政府がコロナ禍の高齢者向け支援策として検討する「年金生活者臨時特別給付金」が話題になっている。
関係者によると、約2600万人に一律約5千円を配る案も浮上。
現役世代とのバランスを欠くため、若者や専門家からは批判が相次ぐ。
野党も国会論戦に持ち込んだ。
「何で高齢者だけなんですか、選挙目当てって言うんじゃないですか」。
岸田文雄首相は「コロナの影響の中で重層的に様々な政策を用意していますが、対応が及んでいない方がおられるかどうか、こういった議論だと思う」として、「様々な状況をみた上で政府として検討したい」と答えた。
給付金は15日に自民、公明両党幹部が首相官邸を訪れて要望した。
対象は高齢者のほか、障害や遺族年金の受給者で、所得が低い住民税非課税世帯向けの10万円の「臨時特別給付金」を受け取った人は除かれる。
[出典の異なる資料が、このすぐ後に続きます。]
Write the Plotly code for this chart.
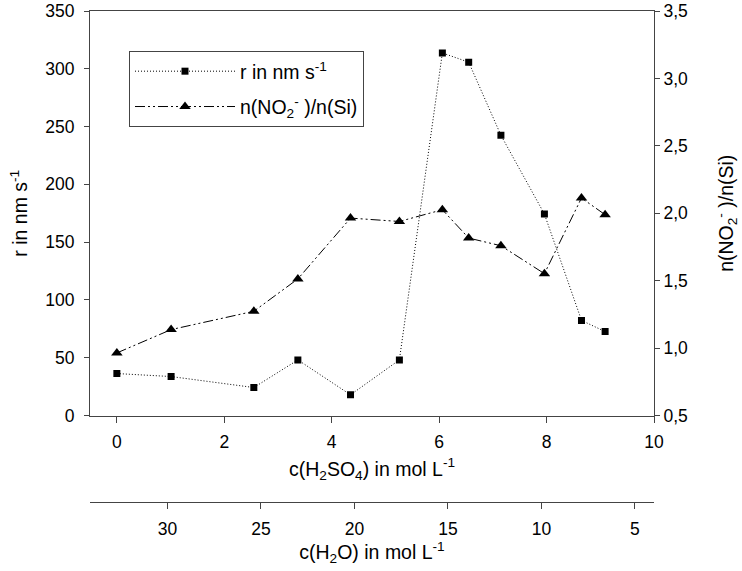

高齢者が受け取る年金額は4月からの来年度、今よりも0・4%下がる。
年金の元手は、今の現役世代が支払う保険料など。
その現役世代の賃金がコロナ禍で下がっており、年金額も連動する仕組みだ。
すべての年金加入者が受け取る基礎年金の満額は259円減って6万4816円となる。
与党側は、現役世代は賃上げを期待できるが、年金はすぐに増えることは期待できないため、検討中の給付金で穴埋めすることなどを目的にするという。
若い世代からの反発は強い。
4月から年金額が下がるのは、2018~20年度の現役世代の賃金が下がったことと連動したものだ。
今後の賃上げも現役世代に広く行き渡るかは不透明で、「なぜ高齢者だけを今、支援するのか合理性がない」と指摘する。
しかも今回は、所得が少ない非課税世帯の高齢者を除外する方向で検討が進んでいる。
低年金などで困窮する高齢者への支援策でもない、とみる。
4月から年金額が引き下げられるのは、21年4月から年金額を決めるルールに変更があったためだ。
現役世代の賃金低下に合わせて年金も抑える仕組みは、16年成立の改正法に盛り込まれたものだった。